• **The task**:
Search the data for the string "chart" and gather each line it is in.

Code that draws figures
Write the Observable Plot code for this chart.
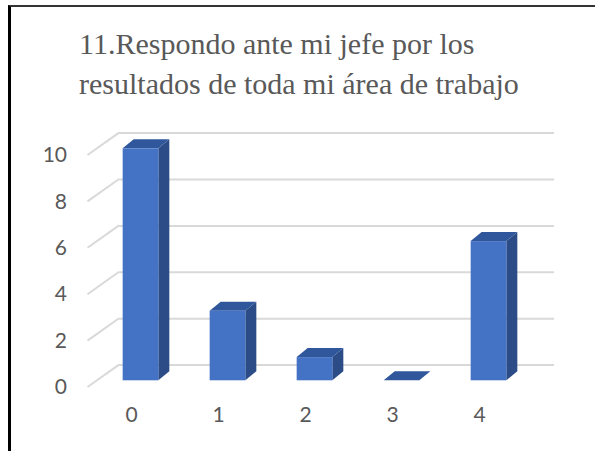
<!DOCTYPE html>
<html>
<head>
<meta charset="utf-8">
<script src="https://cdn.jsdelivr.net/npm/d3@7"></script>
<script src="https://cdn.jsdelivr.net/npm/@observablehq/plot@0.6"></script>
<style>
  body { margin: 0; background: #fff; width: 595px; height: 451px; overflow: hidden; position: relative; }
  #frame { position: absolute; left: 8px; top: 5px; width: 587px; height: 446px; border-left: 3px solid #000; border-top: 2px solid #333; box-sizing: border-box; }
  #title { position: absolute; left: 79px; top: 24px; font-family: "Liberation Serif", "Times New Roman", Times, "DejaVu Serif", serif; font-size: 30px; line-height: 40px; color: #595959; white-space: nowrap; }
  #chart { position: absolute; left: 0; top: 110px; }
  #chart svg text { font-size: 21px; font-family: Lato, sans-serif; }
</style>
</head>
<body>
<div id="frame"></div>
<div id="title">11.Respondo ante mi jefe por los<br>resultados de toda mi área de trabajo</div>
<div id="chart"></div>
<script>
// Answers per scale point and their counts
const categories = [0, 1, 2, 3, 4];
const counts = [10, 3, 1, 0, 6];
const yTicks = [0, 2, 4, 6, 8, 10];

const rows = categories.map((c, i) => ({cat: c, count: counts[i]}));

// Pseudo-3D projection (pixels): wall depth, bar offset and bar depth
const wall = {dx: 31.6, dy: -22.4};
const barShift = {dx: 9.5, dy: -6.7};
const barDepth = {dx: 11, dy: -9};
const halfWidth = 0.205;

const colors = {front: "#4472C4", side: "#2B4C87", top: "#30579C", grid: "#d9d9d9"};

// Floor/wall connectors at the left edge of the plot
function depthLines(index, scales, values, dims) {
  const g = d3.create("svg:g");
  g.selectAll("line").data(yTicks).join("line")
    .attr("x1", dims.marginLeft)
    .attr("y1", d => scales.y(d))
    .attr("x2", dims.marginLeft + wall.dx)
    .attr("y2", d => scales.y(d) + wall.dy)
    .attr("stroke", colors.grid)
    .attr("stroke-width", 2);
  return g.node();
}

// Side and top faces of each bar
function barFaces(index, scales) {
  const g = d3.create("svg:g");
  for (const d of rows) {
    const xl = scales.x(d.cat - halfWidth) + barShift.dx;
    const xr = scales.x(d.cat + halfWidth) + barShift.dx;
    const y0 = scales.y(0) + barShift.dy;
    const yv = scales.y(d.count) + barShift.dy;
    if (d.count > 0) {
      g.append("polygon")
        .attr("points", [[xr, y0], [xr, yv], [xr + barDepth.dx, yv + barDepth.dy], [xr + barDepth.dx, y0 + barDepth.dy]].join(" "))
        .attr("fill", colors.side);
    }
    g.append("polygon")
      .attr("points", [[xl, yv], [xr, yv], [xr + barDepth.dx, yv + barDepth.dy], [xl + barDepth.dx, yv + barDepth.dy]].join(" "))
      .attr("fill", colors.top);
  }
  return g.node();
}

const chart = Plot.plot({
  width: 595,
  height: 341,
  marginLeft: 87.5,
  marginRight: 72.5,
  marginTop: 45,
  marginBottom: 64,
  style: {fontFamily: "Lato, sans-serif", fontSize: "21px", color: "#595959", background: "transparent", overflow: "visible"},
  x: {type: "linear", domain: [-0.5, 4.5]},
  y: {domain: [0, 10]},
  marks: [
    Plot.ruleY(yTicks, {dx: wall.dx, dy: wall.dy, stroke: colors.grid, strokeWidth: 2}),
    depthLines,
    barFaces,
    Plot.rect(rows, {x1: d => d.cat - halfWidth, x2: d => d.cat + halfWidth, y1: 0, y2: "count", dx: barShift.dx, dy: barShift.dy, fill: colors.front}),
    Plot.axisY(yTicks, {tickSize: 0, tickPadding: 21, label: null}),
    Plot.axisX(categories, {tickSize: 0, tickPadding: 20, label: null, tickFormat: d => String(d)})
  ]
});
document.getElementById("chart").appendChild(chart);
</script>
</body>
</html>
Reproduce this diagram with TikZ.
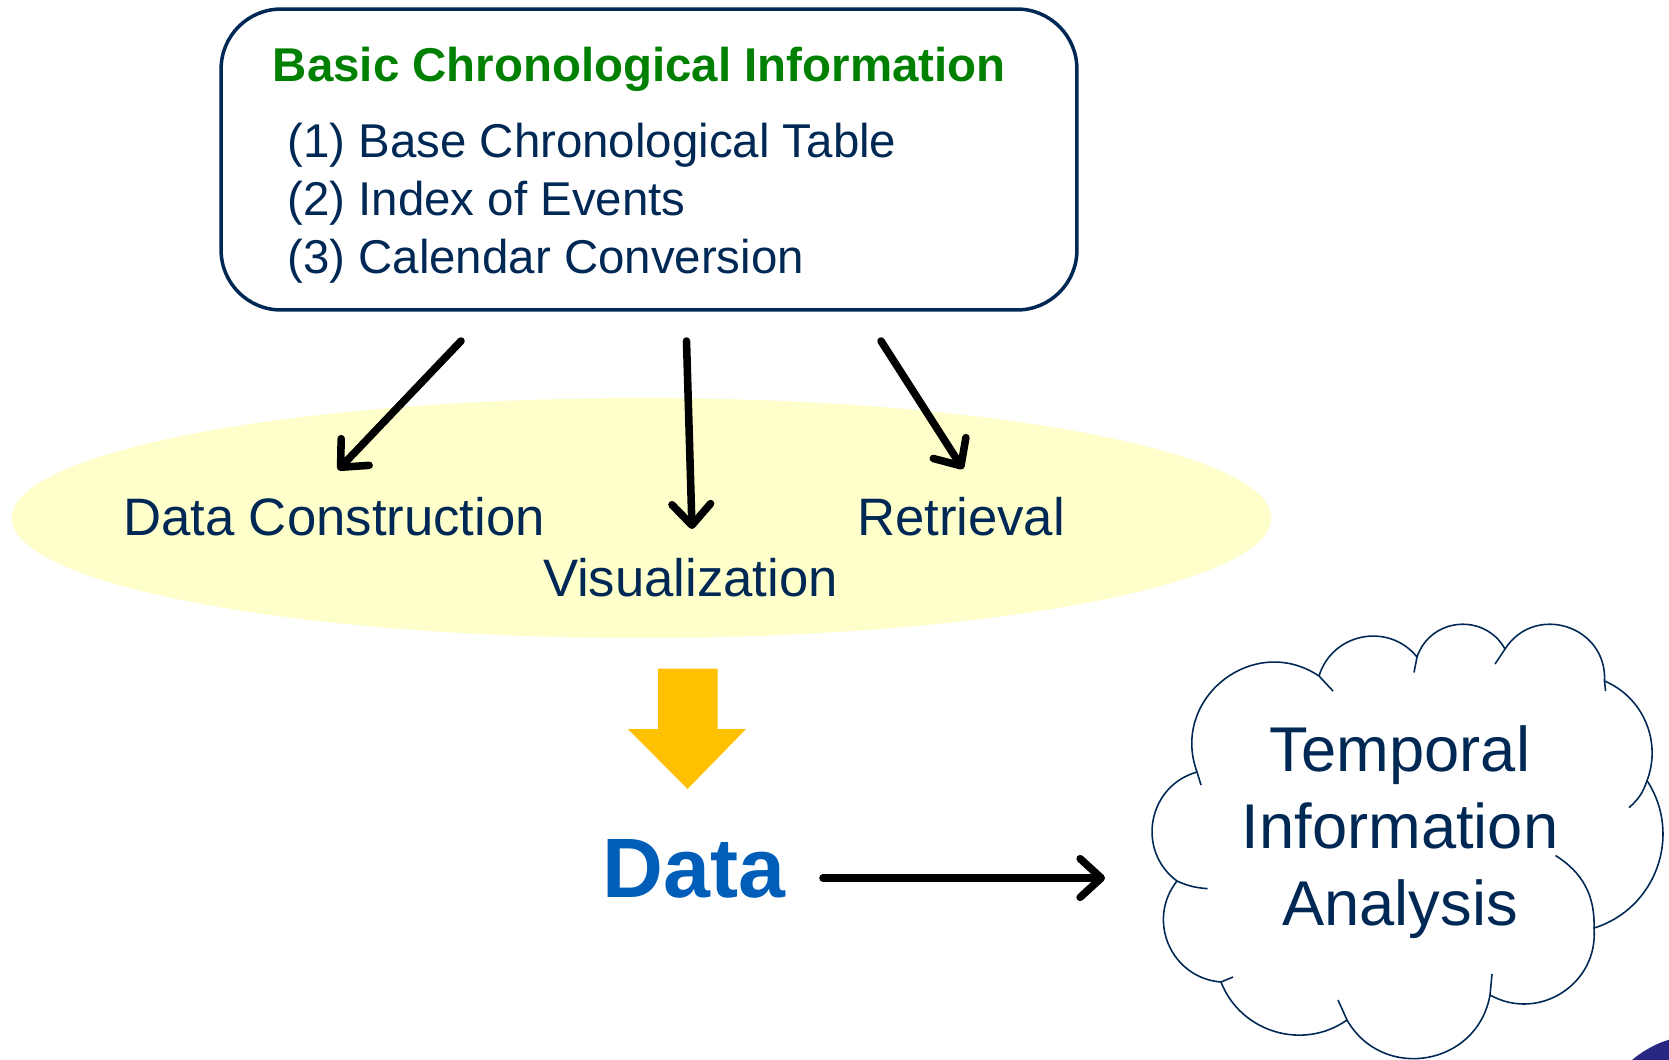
\documentclass[tikz,border=0pt]{standalone}
\usepackage{fontspec}
\setmainfont{Liberation Sans}
\usetikzlibrary{arrows.meta,shapes.geometric}
\definecolor{navy}{RGB}{0,40,85}
\definecolor{titlegreen}{RGB}{0,128,0}
\definecolor{paleyellow}{RGB}{255,255,204}
\definecolor{amber}{RGB}{255,192,0}
\definecolor{datablue}{RGB}{0,94,184}
\definecolor{globeblue}{RGB}{40,40,130}
\tikzset{
  itemtext/.style={anchor=base west,inner sep=0pt,text=navy,font=\fontsize{27}{32}\selectfont},
  labeltext/.style={anchor=base,inner sep=0pt,text=navy,font=\fontsize{30}{36}\selectfont},
  flowarrow/.style={line width=4.3pt,line cap=round,-{Straight Barb[length=12pt,width=22pt,line cap=round,line join=round]}},
  cloudline/.style={draw=navy,line width=0.9pt,line join=round},
}
\begin{document}
\begin{tikzpicture}[x=0.02cm,y=-0.02cm]
\useasboundingbox (0,0) rectangle (1669,1059);
\begin{scope}
\clip (0,0) rectangle (1669,1059);
\fill[globeblue] (1700,1140) circle (105);
\end{scope}
% top box
\node[draw=navy,line width=2pt,rounded corners=1.2cm,minimum width=17.12cm,minimum height=6.02cm,inner sep=0pt] (bci) at (649,159.5) {};
\node[anchor=base west,inner sep=0pt,text=titlegreen,font=\fontsize{27}{32}\selectfont\bfseries] (title) at (272.5,81) {Basic Chronological Information};
\node[itemtext] (it1) at (287,157.5) {(1) Base Chronological Table};
\node[itemtext] (it2) at (287,215) {(2) Index of Events};
\node[itemtext] (it3) at (287,273.5) {(3) Calendar Conversion};
% ellipse
\node[ellipse,fill=paleyellow,minimum width=25.2cm,minimum height=4.8cm,inner sep=0pt] (ell) at (641.5,518) {};
\node[labeltext] (dc) at (334,535.5) {Data Construction};
\node[labeltext] (vis) at (690.5,596) {Visualization};
\node[labeltext] (ret) at (961,535.5) {Retrieval};
% arrows from box
\coordinate (s1) at (461,341); \coordinate (e1) at (338,470);
\coordinate (s2) at (686.5,341); \coordinate (e2) at (692,529);
\coordinate (s3) at (881,341); \coordinate (e3) at (963,469);
\draw[flowarrow] (s1) -- (e1);
\draw[flowarrow] (s2) -- (e2);
\draw[flowarrow] (s3) -- (e3);
% block arrow
\fill[amber] (658,668.5) -- (717.5,668.5) -- (717.5,729) -- (746,729) -- (687.5,789) -- (628,729) -- (658,729) -- cycle;
% data
\node[anchor=base,inner sep=0pt,text=datablue,font=\fontsize{48}{56}\selectfont\bfseries] (data) at (694,897) {Data};
% cloud
\coordinate (ca) at (1197,772);
\coordinate (cb) at (1319,676);
\coordinate (cc) at (1417,657);
\coordinate (cd) at (1505,649);
\coordinate (ce) at (1604.5,681);
\coordinate (cf) at (1647,780.6);
\coordinate (cg) at (1594,928);
\coordinate (ch) at (1490,995);
\coordinate (ci) at (1347,1020);
\coordinate (cj) at (1221,982);
\coordinate (ck) at (1177,881);
\draw[cloudline] (ca) to[bend left=72,looseness=1.29] (cb)
  to[bend left=62,looseness=1.16] (cc)
  to[bend left=66,looseness=1.21] (cd)
  to[bend left=75,looseness=1.35] (ce)
  to[bend left=44,looseness=0.99] (cf)
  to[bend left=53,looseness=1.06] (cg)
  to[bend left=62,looseness=1.16] (ch)
  to[bend left=70,looseness=1.27] (ci)
  to[bend left=52,looseness=1.05] (cj)
  to[bend left=62,looseness=1.16] (ck)
  to[bend left=64,looseness=1.18] (ca);
% inner tails of the cloud
\coordinate (t1) at (1333,691); \coordinate (t2) at (1414,672.5);
\coordinate (t3) at (1495,664); \coordinate (t4) at (1605.5,691);
\coordinate (t5) at (1629,807.6); \coordinate (t6) at (1555.5,855.5);
\coordinate (t7) at (1492,974); \coordinate (t8) at (1338,1000);
\coordinate (t9) at (1233,977); \coordinate (t10) at (1207.6,888.6);
\coordinate (t11) at (1201,785);
\draw[cloudline] (cb) -- (t1);
\draw[cloudline] (cc) -- (t2);
\draw[cloudline] (cd) -- (t3);
\draw[cloudline] (ce) -- (t4);
\draw[cloudline] (cf) to[bend left=15] (t5);
\draw[cloudline] (t6) to[bend left=30] (cg);
\draw[cloudline] (ch) -- (t7);
\draw[cloudline] (ci) -- (t8);
\draw[cloudline] (cj) -- (t9);
\draw[cloudline] (ck) to[bend right=10] (t10);
\draw[cloudline] (ca) -- (t11);
\node[align=center,inner sep=0pt,text=navy,font=\fontsize{36}{43.8}\selectfont] (tia) at (1400,832) {Temporal\\Information\\Analysis};
\coordinate (ds) at (823,878); \coordinate (de) at (1105,878);
\draw[flowarrow] (ds) -- (de);
\end{tikzpicture}
\end{document}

• **The output**:
Write the Observable Plot code for this chart.
  #chart { position: absolute; left: 0; top: 110px; }
  #chart svg text { font-size: 21px; font-family: Lato, sans-serif; }
<div id="chart"></div>
const chart = Plot.plot({
document.getElementById("chart").appendChild(chart);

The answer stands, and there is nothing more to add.